The algorithm will stall when parts form in cul-de-sacs and don't have room to grow to their full size (the algorithm does not allow forming parts over other parts, unless it's the last part, which is layed down over the entire 2D array at the start).
If I don't specify the part sizes before forming the 2d array, and just make do with specifying the number of parts and randomly generating the part sizes on the fly, this leaves open the possibility of tiny parts being formed, that might aswell not be there at all, especially when the 2D array is very large. My current part size method limits the parts sizes to between 10% and 40% of the total size of the 2D array. I may be okay with not specifying the parts sizes if there is some super-elegant way to do this - the only control the user will have is 2d array size and number of parts.
Other ideas:
Form the parts in perfectly aligned squares, then run over the 2D array and randomly allow each part to encroach on other parts, warping them into random shapes.
Draw snaking lines across the grid and fill in the spaces created, maybe using some math like this: http://mathworld.wolfram.com/PlaneDivisionbyLines.html
Conclusion:
So here's the rub: I am a beginner programmer who is unsure if I'm tackling this problem in the right way. I can create some more "patch up" methods, that shift the fragmented parts together, and allow forming parts to "jump out" of the cul-de-sacs if they get stuck in them, but it feels messy.
How would you approach this problem? Is there some sexy math I could use to simplify things perhaps?
Thx
I did something similar for a game a few months back, though it was a rectangular grid rather than a hex grid. Still, the theory is the same, and it came up with nice contiguous areas of roughly equal size -- some were larger, some were smaller, but none were too small or too large. YMMV.
Make an array of pointers to all the spaces in your grid. Shuffle the array.
Assign the first N of them IDs -- 1, 2, 3, etc.

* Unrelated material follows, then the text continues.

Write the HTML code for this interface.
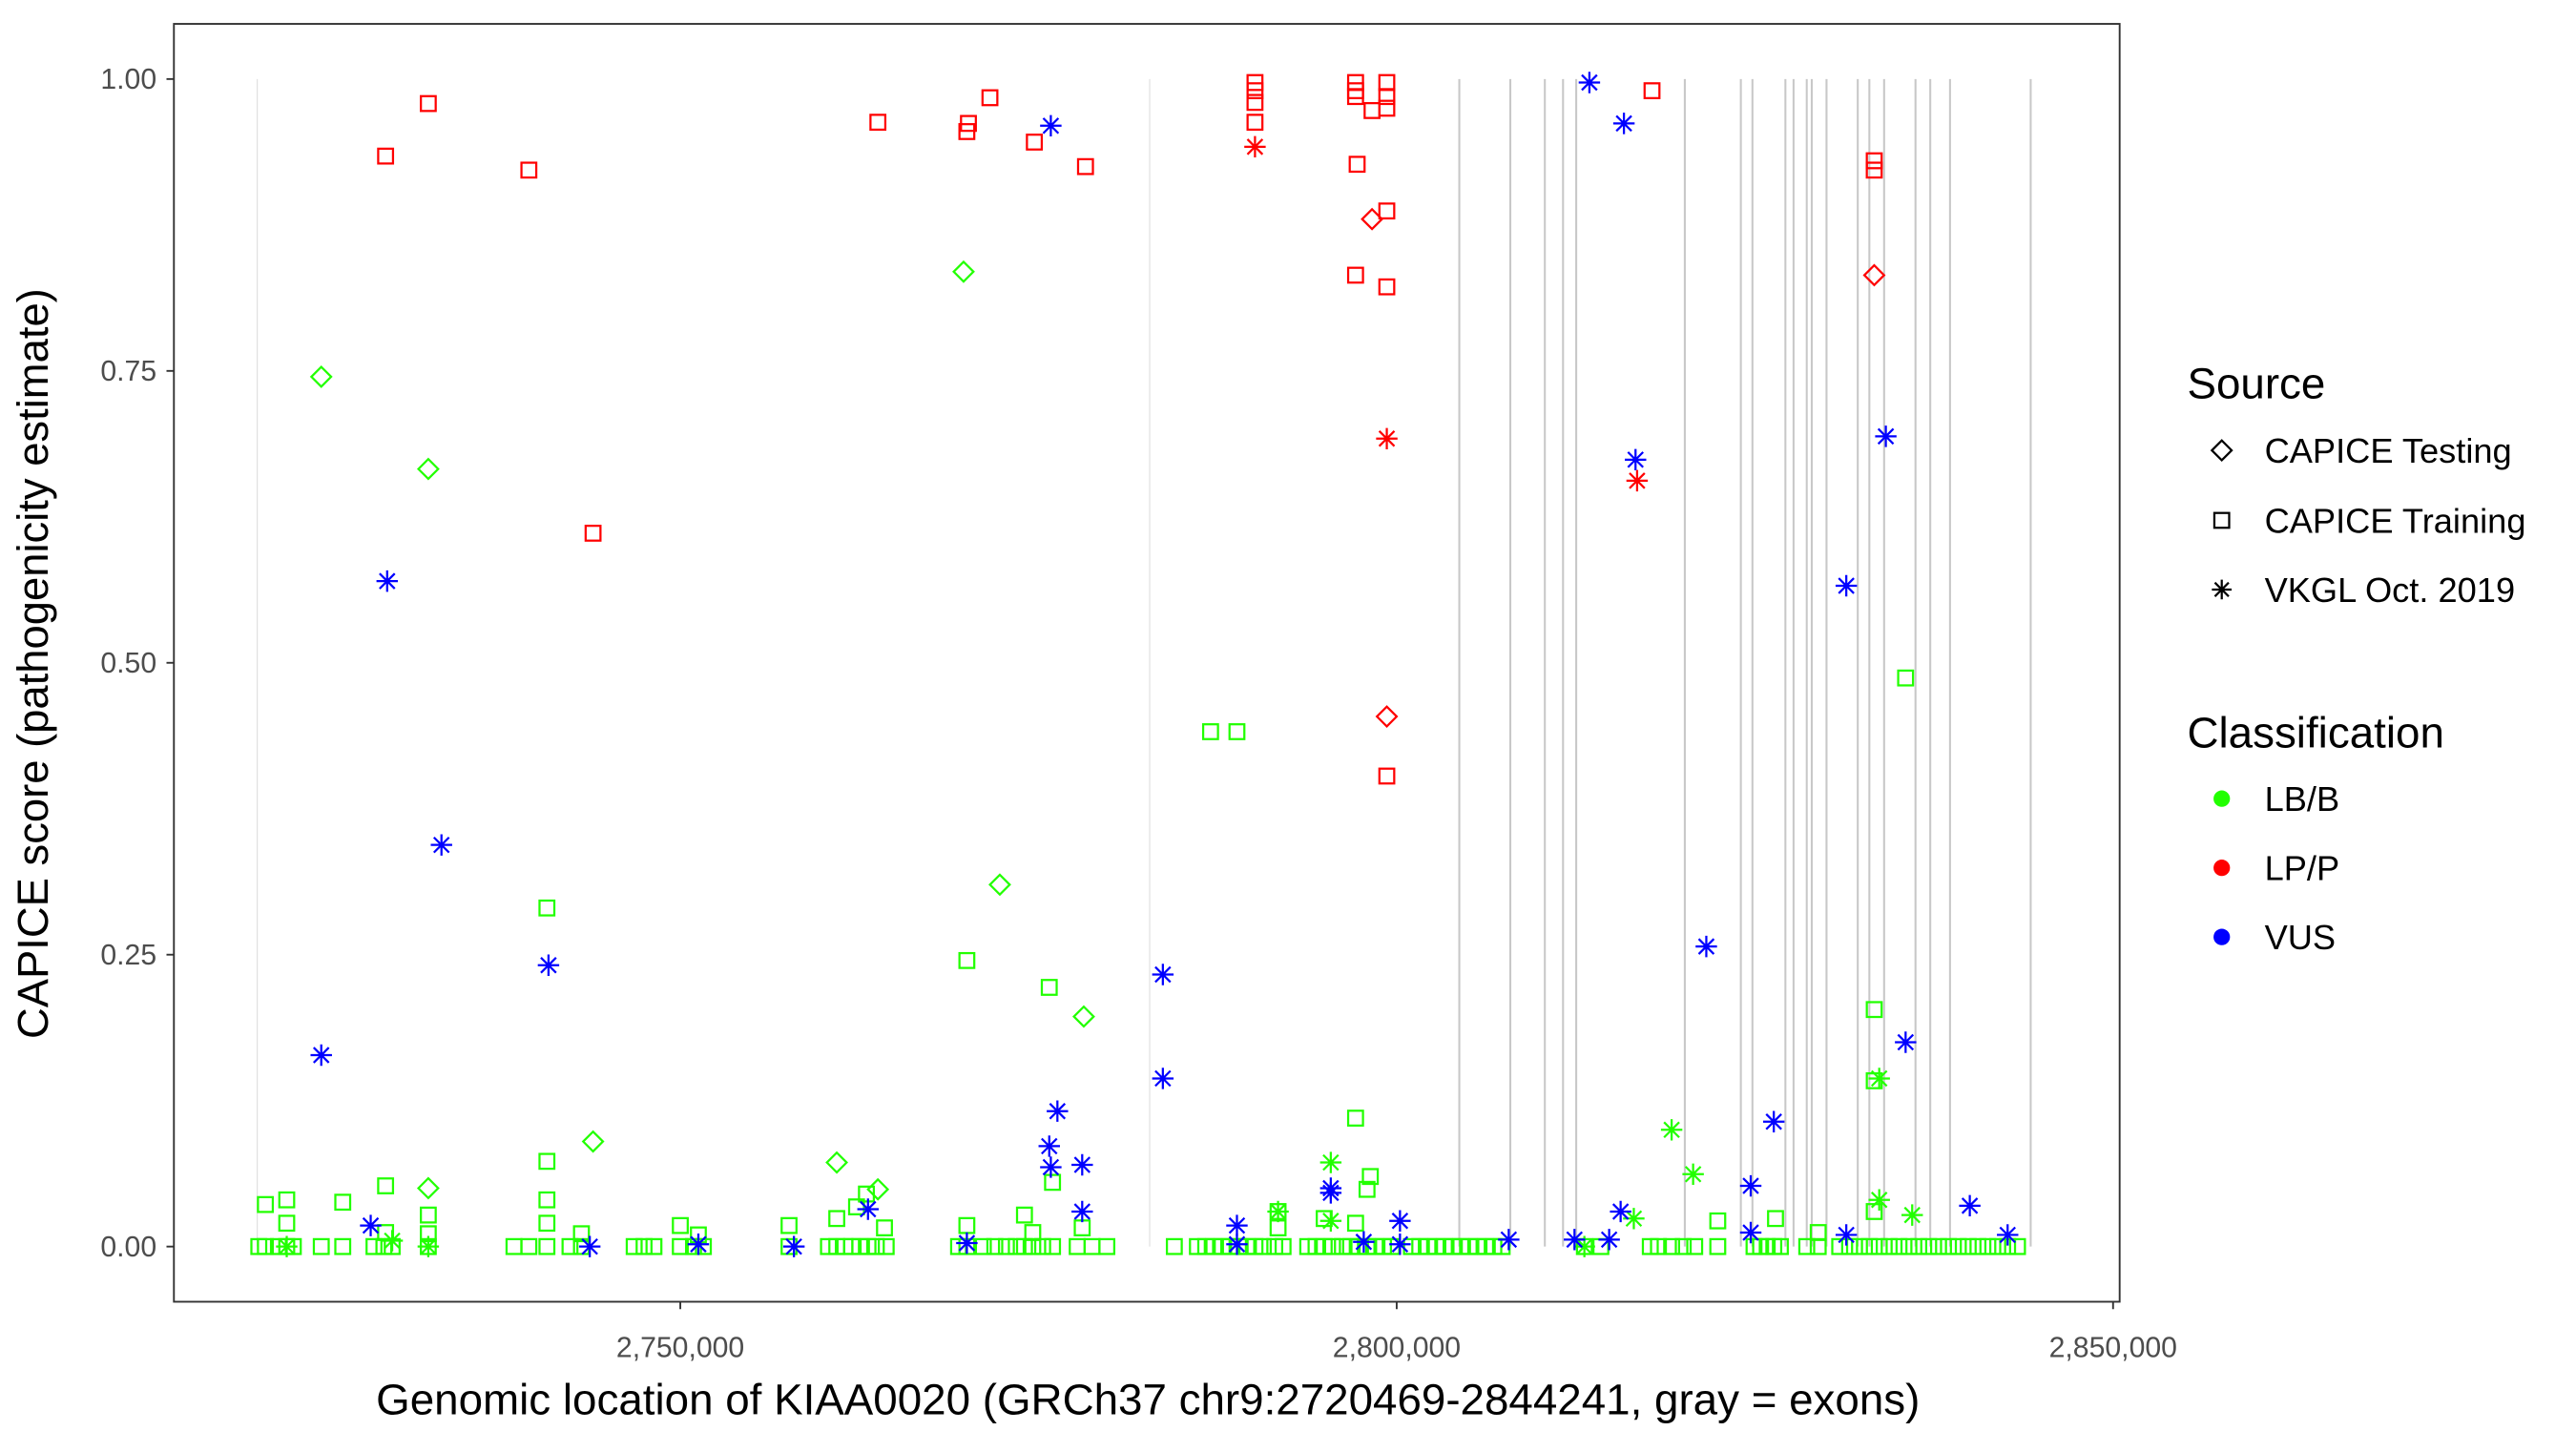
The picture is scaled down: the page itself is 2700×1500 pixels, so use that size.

Until the array points to no spaces that do not have IDs,
Iterate through the array looking for spaces that do not have IDs
If the space has neighbors in the grid that DO have IDs, assign the space
the ID from a weighted random selection of the IDs of its neighbors.
If it doesn't have neighbors with IDs, skip to the next.
Once there are no non-empty spaces, you have your map with sufficiently blobby areas.
Here's what I'd do: use Voronoi algorithm. At first place some random points, then let the Voronoi algorithm generate the parts. To get the idea how it looks like consult: this applet.
As Rekin suggested, a Voronoi diagram plus some random perturbation will generally do a good job, and on a discretized space like you've got, is relatively easy to implement.
I just wanted to give some ideas about how to do the random perturbation. If you do it at the final resolution, then it's either going to take a very long time, or be pretty minimal. You might try doing a multi-resolution perturbation. So, start with a rather small grid, randomly seed, compute the Voronoi diagram. Then randomly perturb the borders - something like, for each pair of adjacent cells with different regions, push the region one way or the other. You might need to run a post-process to make sure you have no tiny islands.. a simple floodfill will work.
Then create a grid that's twice the size (in each direction), and copy your regions over. You can probably use nearest neighbor. Then perturb the borders again, and repeat until you reach your desired resolution.